One of the most counter-intuitive things I’ve learned while building startups is that founders probably shouldn’t make friends with people working on them.
Most of us want to be good human beings. For founders that always means caring about people they work with. And that’s great if not necessary for building an outstanding team – people can not flourish until there’s an environment for that. But it’s too easy to get too far, to become too close to the team.
At first glance, there’s nothing bad in building close relationships but the reality is that this leads to serious hidden challenges.
The most important one is defined by psychology. For most people, especially talented ones, success is getting maximum social capital, respect from respected folks. The more respect from the more respected folks you get – the better.
The pitfall here is that once you got drunk with your employees, their need to get social capital from you drops, if not disappears. They can still respect you but once they’re allowed into the “inner circle”, your personal, intimate zone, they subconsciously discount social capital gained from you.

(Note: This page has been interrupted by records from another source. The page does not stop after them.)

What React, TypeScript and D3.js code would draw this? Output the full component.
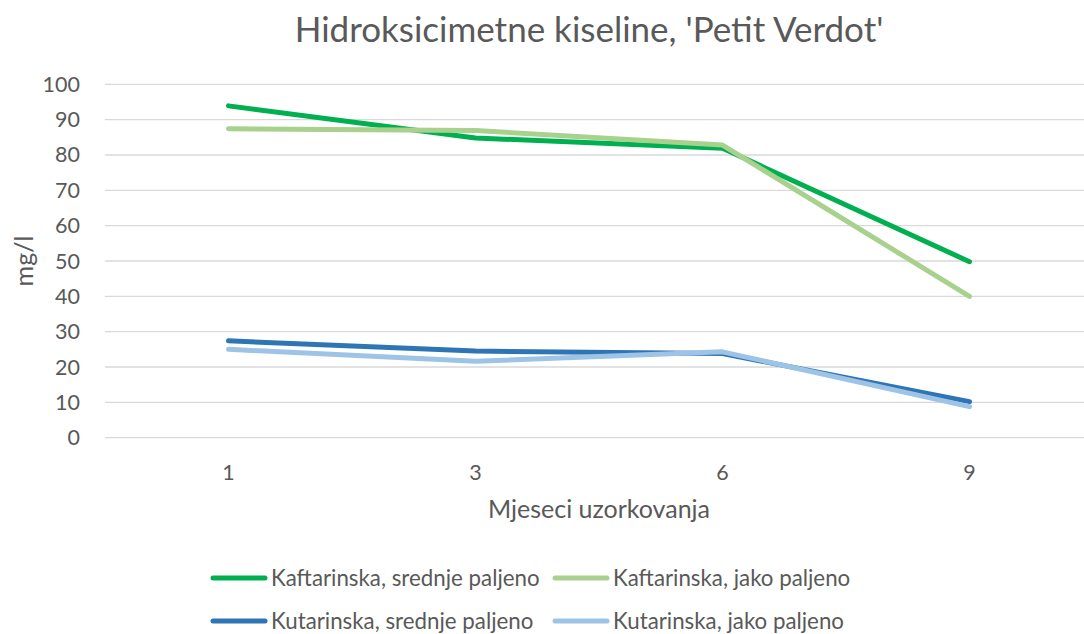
import React from "react";
import * as d3 from "d3";

const categories = ["1", "3", "6", "9"];
const kaftSrednje = [93.9, 84.8, 81.9, 49.8];
const kaftJako = [87.4, 86.9, 82.8, 40.0];
const kutSrednje = [27.4, 24.5, 23.8, 10.2];
const kutJako = [25.0, 21.6, 24.3, 8.8];
const yTicks = [0, 10, 20, 30, 40, 50, 60, 70, 80, 90, 100];

const seriesNames = [
  "Kaftarinska, srednje paljeno",
  "Kaftarinska, jako paljeno",
  "Kutarinska, srednje paljeno",
  "Kutarinska, jako paljeno",
];
const seriesColors = ["#00B050", "#A9D18E", "#2E75B6", "#9DC3E6"];
const seriesValues = [kaftSrednje, kaftJako, kutSrednje, kutJako];

const W = 1084;
const H = 634;
const FONT = "Lato, 'Open Sans', sans-serif";

export default function App() {
  const left = 105;
  const right = 1093;
  const top = 84.3;
  const bottom = 437.7;
  const x = d3.scalePoint().domain(categories).range([left, right]).padding(0.5);
  const y = d3.scaleLinear().domain([0, 100]).range([bottom, top]);
  const line = d3
    .line<number>()
    .x((_, i) => x(categories[i]) as number)
    .y((d) => y(d));

  const order = [0, 2, 1, 3];

  const legendItems = [
    { i: 0, lx: 213, ly: 578 },
    { i: 1, lx: 555, ly: 578 },
    { i: 2, lx: 213, ly: 621 },
    { i: 3, lx: 555, ly: 621 },
  ];

  return (
    <svg
      width={W}
      height={H}
      style={{ position: "absolute", left: 0, top: 0, background: "#fff" }}
      fontFamily={FONT}
    >
      <rect x={0} y={0} width={W} height={H} fill="#fff" />
      <text x={589} y={42} textAnchor="middle" fontSize={35} fill="#595959">
        Hidroksicimetne kiseline, 'Petit Verdot'
      </text>
      {yTicks.map((t) => (
        <g key={t}>
          <line x1={left} x2={right} y1={y(t)} y2={y(t)} stroke="#D9D9D9" strokeWidth={1.3} />
          <text x={80} y={y(t) + 7.5} textAnchor="end" fontSize={21.5} fill="#595959">
            {t}
          </text>
        </g>
      ))}
      {categories.map((c) => (
        <text key={c} x={x(c)} y={480} textAnchor="middle" fontSize={21.5} fill="#595959">
          {c}
        </text>
      ))}
      <text x={599} y={518} textAnchor="middle" fontSize={25} fill="#595959">
        Mjeseci uzorkovanja
      </text>
      <text
        transform={`translate(33, ${(top + bottom) / 2}) rotate(-90)`}
        textAnchor="middle"
        fontSize={25}
        fill="#595959"
      >
        mg/l
      </text>
      {order.map((i) => (
        <path
          key={i}
          d={line(seriesValues[i]) as string}
          fill="none"
          stroke={seriesColors[i]}
          strokeWidth={5}
          strokeLinecap="round"
          strokeLinejoin="round"
        />
      ))}
      {legendItems.map(({ i, lx, ly }) => (
        <g key={i}>
          <line
            x1={lx}
            x2={lx + 52}
            y1={ly}
            y2={ly}
            stroke={seriesColors[i]}
            strokeWidth={5}
            strokeLinecap="round"
          />
          <text x={lx + 58} y={ly + 7.5} fontSize={22.3} fill="#595959">
            {seriesNames[i]}
          </text>
        </g>
      ))}
    </svg>
  );
}
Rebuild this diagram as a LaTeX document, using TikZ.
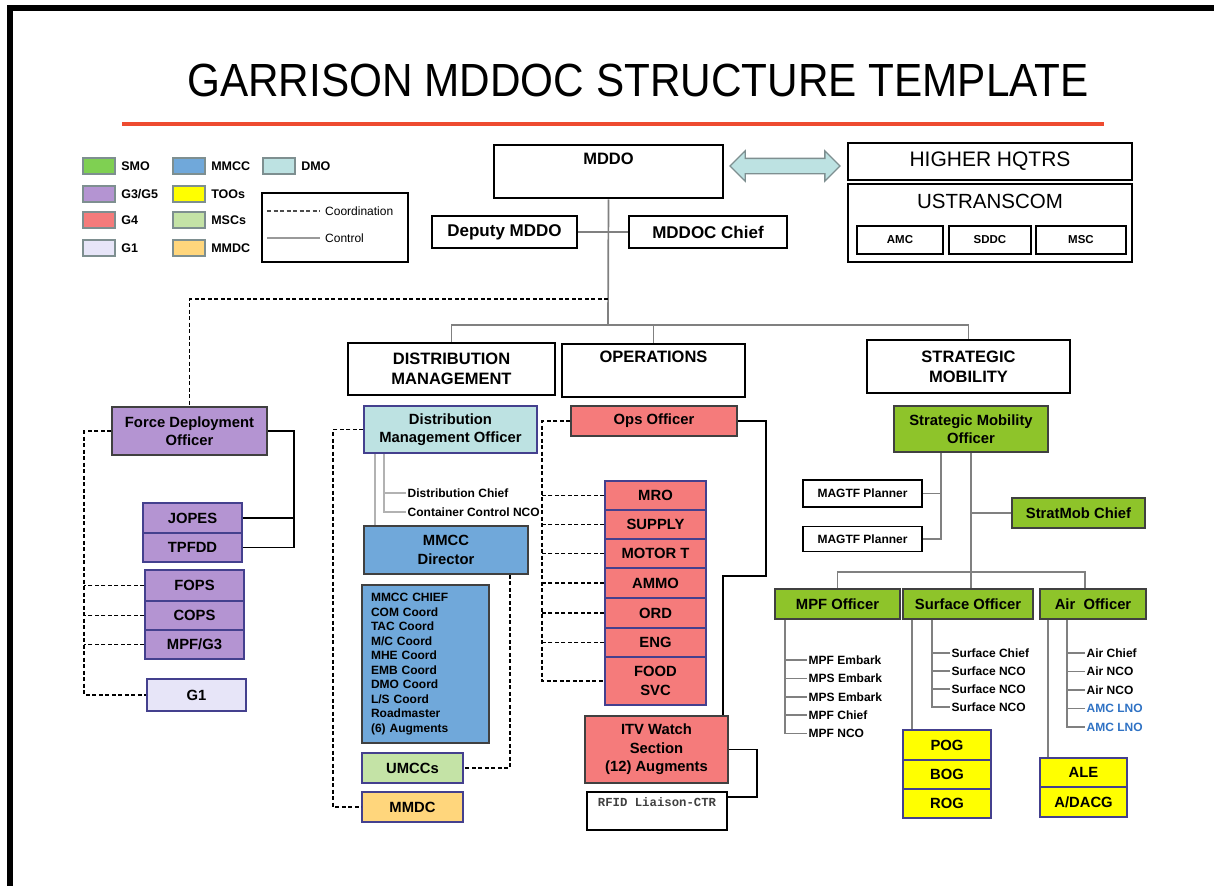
\documentclass[tikz,border=0pt]{standalone}
\usepackage{fontspec}
\setmainfont{Liberation Sans}
\setmonofont{Liberation Mono}
\usetikzlibrary{shapes.arrows}

\definecolor{titlered}{HTML}{EE4B30}
\definecolor{smogreen}{HTML}{8EC42A}
\definecolor{keygreen}{HTML}{7FD052}
\definecolor{g3purple}{HTML}{B494D2}
\definecolor{g4red}{HTML}{F57B7B}
\definecolor{g1lav}{HTML}{E7E5F8}
\definecolor{mmccblue}{HTML}{70A8DA}
\definecolor{tooyellow}{HTML}{FFFF00}
\definecolor{mscgreen}{HTML}{C4E3A6}
\definecolor{mmdcorange}{HTML}{FFD67C}
\definecolor{dmoteal}{HTML}{BDE2E2}
\definecolor{swedge}{HTML}{7E8F90}
\definecolor{navyedge}{HTML}{44408E}
\definecolor{lnoblue}{HTML}{2F72C4}

\tikzset{
  head/.style={draw=black, line width=2.8pt, fill=white, align=center, inner sep=0pt,
    font=\bfseries\fontsize{16.5}{20}\selectfont},
  headlab/.style={anchor=north, inner sep=0pt, font=\bfseries\fontsize{16.5}{20}\selectfont},
  box/.style={draw=black, line width=1.5pt, fill=white, align=center, inner sep=0pt},
  unit/.style={draw=black!75, line width=1.5pt, align=center, inner sep=0pt,
    font=\bfseries\fontsize{14.8}{18.5}\selectfont},
  navy/.style={draw=navyedge},
  item/.style={anchor=west, inner sep=1.5pt, font=\bfseries\fontsize{12}{14}\selectfont},
  swatch/.style={draw=swedge, line width=2.2pt, minimum width=32pt, minimum height=16pt, inner sep=0pt},
  keylab/.style={anchor=west, inner sep=0pt, font=\bfseries\fontsize{12.5}{14}\selectfont},
  ctrl/.style={draw=black!50, line width=1.7pt},
  link/.style={draw=black, line width=1.7pt},
  coord/.style={draw=black, line width=1.8pt, dash pattern=on 4pt off 2.5pt},
}

\begin{document}
\begin{tikzpicture}[x=1pt,y=-1pt]
  \useasboundingbox (0,0) rectangle (1214,886);

  %frame
  \fill (7,5) rectangle (1214,11);
  \fill (7,5) rectangle (13,886);

  %title
  \node[font=\fontsize{42.3}{48}\selectfont] (title) at (638,80)
    {\scalebox{1}[1.1]{GARRISON MDDOC STRUCTURE TEMPLATE}};
  \draw[titlered, line width=3.2pt] (122,124) -- (1104,124);

  %legend
  \foreach \lab/\col/\x/\y [count=\i] in {SMO/keygreen/99/166, {G3/G5}/g3purple/99/194,
      G4/g4red/99/220, G1/g1lav/99/248, MMCC/mmccblue/189/166, TOOs/tooyellow/189/194,
      MSCs/mscgreen/189/220, MMDC/mmdcorange/189/248, DMO/dmoteal/279/166}
    {
    \node[swatch, fill=\col] (sw\i) at (\x,\y) {};
    \node[keylab] (kl\i) at ([xshift=5pt]sw\i.east) {\lab};
    }
  \node[draw=black, line width=1.2pt, minimum width=146pt, minimum height=69pt, inner sep=0pt] (lgbox) at (335,227.5) {};
  \node[anchor=west, inner sep=0pt, font=\fontsize{12}{14}\selectfont] (kcoord) at (325,211) {Coordination};
  \node[anchor=west, inner sep=0pt, font=\fontsize{12}{14}\selectfont] (kctrl) at (325,238) {Control};
  \draw[coord, line width=1.1pt, black!70] ([xshift=-58pt]kcoord.west) -- ([xshift=-5pt]kcoord.west);
  \draw[ctrl, line width=1.1pt, black!40] ([xshift=-58pt]kctrl.west) -- ([xshift=-5pt]kctrl.west);

  %top block
  \node[head, minimum width=229pt, minimum height=53pt, label={[headlab, yshift=-9pt]north:MDDO}] (mddo) at (608.5,171.5) {};
  \node[double arrow, draw=swedge, fill=dmoteal, line width=1.3pt, minimum height=110pt,
    double arrow head extend=7.5pt, inner xsep=0pt, inner ysep=7pt] (swap) at (785,166) {};
  \node[box, minimum width=284pt, minimum height=37pt, font=\fontsize{21}{24}\selectfont] (hq) at (990,161.5) {HIGHER HQTRS};
  \node[box, minimum width=284pt, minimum height=78pt,
    label={[anchor=north, inner sep=0pt, yshift=-11pt, font=\fontsize{20.5}{24}\selectfont]north:USTRANSCOM}] (ustc) at (990,223) {};
  \node[box, minimum width=86pt, minimum height=28pt, font=\bfseries\fontsize{11.5}{13}\selectfont] (amc) at (900,240) {AMC};
  \node[box, minimum width=82pt, minimum height=28pt, font=\bfseries\fontsize{11.5}{13}\selectfont] (sddc) at (990,240) {SDDC};
  \node[box, minimum width=90pt, minimum height=28pt, font=\bfseries\fontsize{11.5}{13}\selectfont] (msc) at (1081,240) {MSC};
  \node[head, minimum width=145pt, minimum height=32pt, font=\bfseries\fontsize{17}{20}\selectfont] (deputy) at (504.5,232) {Deputy MDDO};
  \node[head, minimum width=158pt, minimum height=32pt, font=\bfseries\fontsize{17}{20}\selectfont] (chief) at (708,232) {MDDOC Chief};

  %sections
  \node[head, minimum width=207pt, minimum height=52pt] (dm) at (451.5,369) {DISTRIBUTION\\MANAGEMENT};
  \node[head, minimum width=183pt, minimum height=53pt, label={[headlab, yshift=-8pt]north:OPERATIONS}] (ops) at (653.5,370.5) {};
  \node[head, minimum width=203pt, minimum height=53pt] (sm) at (968.5,366.5) {STRATEGIC\\MOBILITY};

  %force deployment
  \node[unit, fill=g3purple, minimum width=155pt, minimum height=48pt] (fdo) at (189.5,431) {Force Deployment\\Officer};
  \node[unit, navy, fill=g3purple, minimum width=99pt, minimum height=30pt] (jopes) at (192.5,518) {JOPES};
  \node[unit, navy, fill=g3purple, minimum width=99pt, minimum height=29pt] (tpfdd) at (192.5,547.5) {TPFDD};
  \node[unit, navy, fill=g3purple, minimum width=99pt, minimum height=31pt] (fops) at (194.5,585.5) {FOPS};
  \node[unit, navy, fill=g3purple, minimum width=99pt, minimum height=29pt] (cops) at (194.5,615.5) {COPS};
  \node[unit, navy, fill=g3purple, minimum width=99pt, minimum height=29pt] (mpfg) at (194.5,644.5) {MPF/G3};
  \node[unit, navy, fill=g1lav, minimum width=99pt, minimum height=32pt] (g1) at (196.5,695) {G1};

  %distribution management
  \node[unit, navy, fill=dmoteal, minimum width=173pt, minimum height=47pt] (dmo) at (450.5,429.5) {Distribution\\Management Officer};
  \node[item] (dchief) at (406,493) {Distribution Chief};
  \node[item] (ccnco) at (406,512) {Container Control NCO};
  \node[unit, fill=mmccblue, minimum width=164pt, minimum height=48pt] (mmccd) at (446,550) {MMCC\\Director};
  \node[unit, fill=mmccblue, minimum width=127pt, minimum height=158pt, align=left, text width=109pt,
    font=\bfseries\fontsize{12}{14.5}\selectfont] (mmccl) at (425.5,664)
    {MMCC CHIEF\\COM Coord\\TAC Coord\\M/C Coord\\MHE Coord\\EMB Coord\\DMO Coord\\L/S Coord\\Roadmaster\\(6) Augments};
  \node[unit, navy, fill=mscgreen, minimum width=101pt, minimum height=30pt] (umcc) at (412.5,768) {UMCCs};
  \node[unit, navy, fill=mmdcorange, minimum width=101pt, minimum height=30pt] (mmdc) at (412.5,807) {MMDC};

  %operations
  \node[unit, fill=g4red, minimum width=166pt, minimum height=30pt] (opso) at (654,421) {Ops Officer};
  \node[unit, navy, fill=g4red, minimum width=101pt, minimum height=29pt] (mro) at (655.5,495.5) {MRO};
  \node[unit, navy, fill=g4red, minimum width=101pt, minimum height=29pt] (supply) at (655.5,524.5) {SUPPLY};
  \node[unit, navy, fill=g4red, minimum width=101pt, minimum height=29pt] (motor) at (655.5,553.5) {MOTOR T};
  \node[unit, navy, fill=g4red, minimum width=101pt, minimum height=30pt] (ammo) at (655.5,583) {AMMO};
  \node[unit, navy, fill=g4red, minimum width=101pt, minimum height=30pt] (ord) at (655.5,613) {ORD};
  \node[unit, navy, fill=g4red, minimum width=101pt, minimum height=29pt] (eng) at (655.5,642.5) {ENG};
  \node[unit, navy, fill=g4red, minimum width=101pt, minimum height=48pt] (food) at (655.5,681) {FOOD\\SVC};
  \node[unit, fill=g4red, minimum width=143pt, minimum height=67pt] (itv) at (656.5,749.5) {ITV Watch\\Section\\(12) Augments};
  \node[box, minimum width=140pt, minimum height=38pt,
    label={[anchor=north, inner sep=0pt, yshift=-6pt, text=black!75, font=\ttfamily\bfseries\fontsize{12.3}{14}\selectfont]north:RFID Liaison-CTR}] (rfid) at (657,811) {};

  %strategic mobility
  \node[unit, fill=smogreen, minimum width=154pt, minimum height=46pt] (smo) at (971,429) {Strategic Mobility\\Officer};
  \node[box, minimum width=119pt, minimum height=27pt, font=\bfseries\fontsize{12}{14}\selectfont] (mag1) at (862.5,493.5) {MAGTF Planner};
  \node[box, minimum width=119pt, minimum height=25pt, font=\bfseries\fontsize{12}{14}\selectfont] (mag2) at (862.5,539) {MAGTF Planner};
  \node[unit, fill=smogreen, minimum width=133pt, minimum height=30pt] (smchief) at (1078.5,513) {StratMob Chief};
  \node[unit, fill=smogreen, minimum width=125pt, minimum height=30pt] (mpfo) at (837.5,604) {MPF Officer};
  \node[unit, fill=smogreen, minimum width=130pt, minimum height=30pt] (surfo) at (968,604) {Surface Officer};
  \node[unit, fill=smogreen, minimum width=106pt, minimum height=30pt] (airo) at (1093,604) {Air\ \ Officer};
  \node[unit, navy, fill=tooyellow, minimum width=88pt, minimum height=30pt] (pog) at (947,745) {POG};
  \node[unit, navy, fill=tooyellow, minimum width=88pt, minimum height=29pt] (bog) at (947,774.5) {BOG};
  \node[unit, navy, fill=tooyellow, minimum width=88pt, minimum height=29pt] (rog) at (947,803.5) {ROG};
  \node[unit, navy, fill=tooyellow, minimum width=87pt, minimum height=29pt] (ale) at (1083.5,772.5) {ALE};
  \node[unit, navy, fill=tooyellow, minimum width=87pt, minimum height=30pt] (adacg) at (1083.5,802) {A/DACG};
  \foreach \t [count=\i] in {MPF Embark, MPS Embark, MPS Embark, MPF Chief, MPF NCO}
    \node[item] (mpf\i) at (807,642+18.3*\i) {\t};
  \foreach \t [count=\i] in {Surface Chief, Surface NCO, Surface NCO, Surface NCO}
    \node[item] (sf\i) at (950,635+18*\i) {\t};
  \foreach \t/\c [count=\i] in {Air Chief/black, Air NCO/black, Air NCO/black, AMC LNO/lnoblue, AMC LNO/lnoblue}
    \node[item, text=\c] (ar\i) at (1085,634.5+18.5*\i) {\t};

  % connectors from the top
  \coordinate (split) at (608,299);
  \coordinate (bus) at (608,325);
  \draw[ctrl] (mddo.south) -- (bus);
  \draw[ctrl] (deputy.east) -- (chief.west);
  \draw[ctrl] (dm.north) |- (bus) -| (sm.north);
  \draw[ctrl] (ops.north) -- (ops.north |- bus);
  \draw[coord] (split) -| (fdo.north);

  % force deployment lines
  \coordinate (fdoR) at ([xshift=26pt]fdo.east);
  \draw[link] (fdo.east) -- (fdoR) |- (tpfdd.east);
  \draw[link] (jopes.east) -- (jopes.east -| fdoR);
  \coordinate (fdoL) at ([xshift=-27pt]fdo.west);
  \draw[coord] (fdo.west) -- (fdoL) |- (g1.west);
  \foreach \n in {fops,cops,mpfg}
    \draw[coord] (\n.west) -- (\n.west -| fdoL);

  % distribution lines
  \coordinate (dmoV) at ([xshift=21pt]dmo.south west);
  \draw[ctrl, black!30] ([xshift=12pt]dmo.south west) -- ([xshift=12pt]mmccd.north west);
  \draw[ctrl, black!30] (dmoV) |- (ccnco.west);
  \draw[ctrl, black!30] (dchief.west) -- (dchief.west -| dmoV);
  \draw[coord] ([xshift=-19pt]mmccd.south east) |- (umcc.east);
  \draw[coord] (dmo.west) -- ++(-30,0) |- (mmdc.west);

  % operations lines
  \coordinate (opsL) at ([xshift=-28pt]opso.west);
  \draw[coord] (opso.west) -- (opsL) |- (food.west);
  \foreach \n in {mro,supply,motor,ammo,ord,eng}
    \draw[coord] (\n.west) -- (\n.west -| opsL);
  \draw[link] (opso.east) -| ++(28,155) -| ([xshift=-6pt]itv.north east);
  \draw[link] (itv.east) -- ++(28,0) |- ([yshift=14pt]rfid.east);

  % strategic mobility lines
  \coordinate (smoV) at ([xshift=-30pt]smo.south);
  \coordinate (bus2) at (971,572);
  \draw[ctrl] (smoV) |- (mag2.east);
  \draw[ctrl] (mag1.east) -- (mag1.east -| smoV);
  \draw[ctrl] (smo.south) -- (bus2);
  \draw[ctrl] (smchief.west) -- (smchief.west -| bus2);
  \draw[ctrl] (mpfo.north) |- (bus2) -| ([xshift=-8pt]airo.north);
  \draw[ctrl] (bus2) -- (bus2 |- surfo.north);
  \coordinate (mpfV) at ([xshift=11pt]mpfo.south west);
  \draw[ctrl] (mpfV) |- (mpf5.west);
  \foreach \i in {1,...,4}
    \draw[ctrl] (mpf\i.west) -- (mpf\i.west -| mpfV);
  \draw[ctrl] ([xshift=10pt]surfo.south west) -- ([xshift=10pt]pog.north west);
  \coordinate (surfV) at ([xshift=30pt]surfo.south west);
  \draw[ctrl] (surfV) |- (sf4.west);
  \foreach \i in {1,...,3}
    \draw[ctrl] (sf\i.west) -- (sf\i.west -| surfV);
  \draw[ctrl] ([xshift=9pt]airo.south west) -- ([xshift=9pt]ale.north west);
  \coordinate (airV) at ([xshift=28pt]airo.south west);
  \draw[ctrl] (airV) |- (ar5.west);
  \foreach \i in {1,...,4}
    \draw[ctrl] (ar\i.west) -- (ar\i.west -| airV);
\end{tikzpicture}
\end{document}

That leaves you without one of the most powerful motivating leverage.
Also, when your employees know too much about your personal life, they can’t but start looking into it to understand why you act this or that way. And this never leads to something beautiful because the focus should always be on customers.
As Tony Fadell in his “Build” writes, the best teams need a parent-like leader, the one who truly knows them and is respected by them, who gives them a push at the right time and helps them grow.
Talented people come to work not to find a soulmate. They come to build something they believe in and be led by someone who can help them thrive in it. So it’s wise of a founder to be such kind of a person even if it means not getting too close to the team.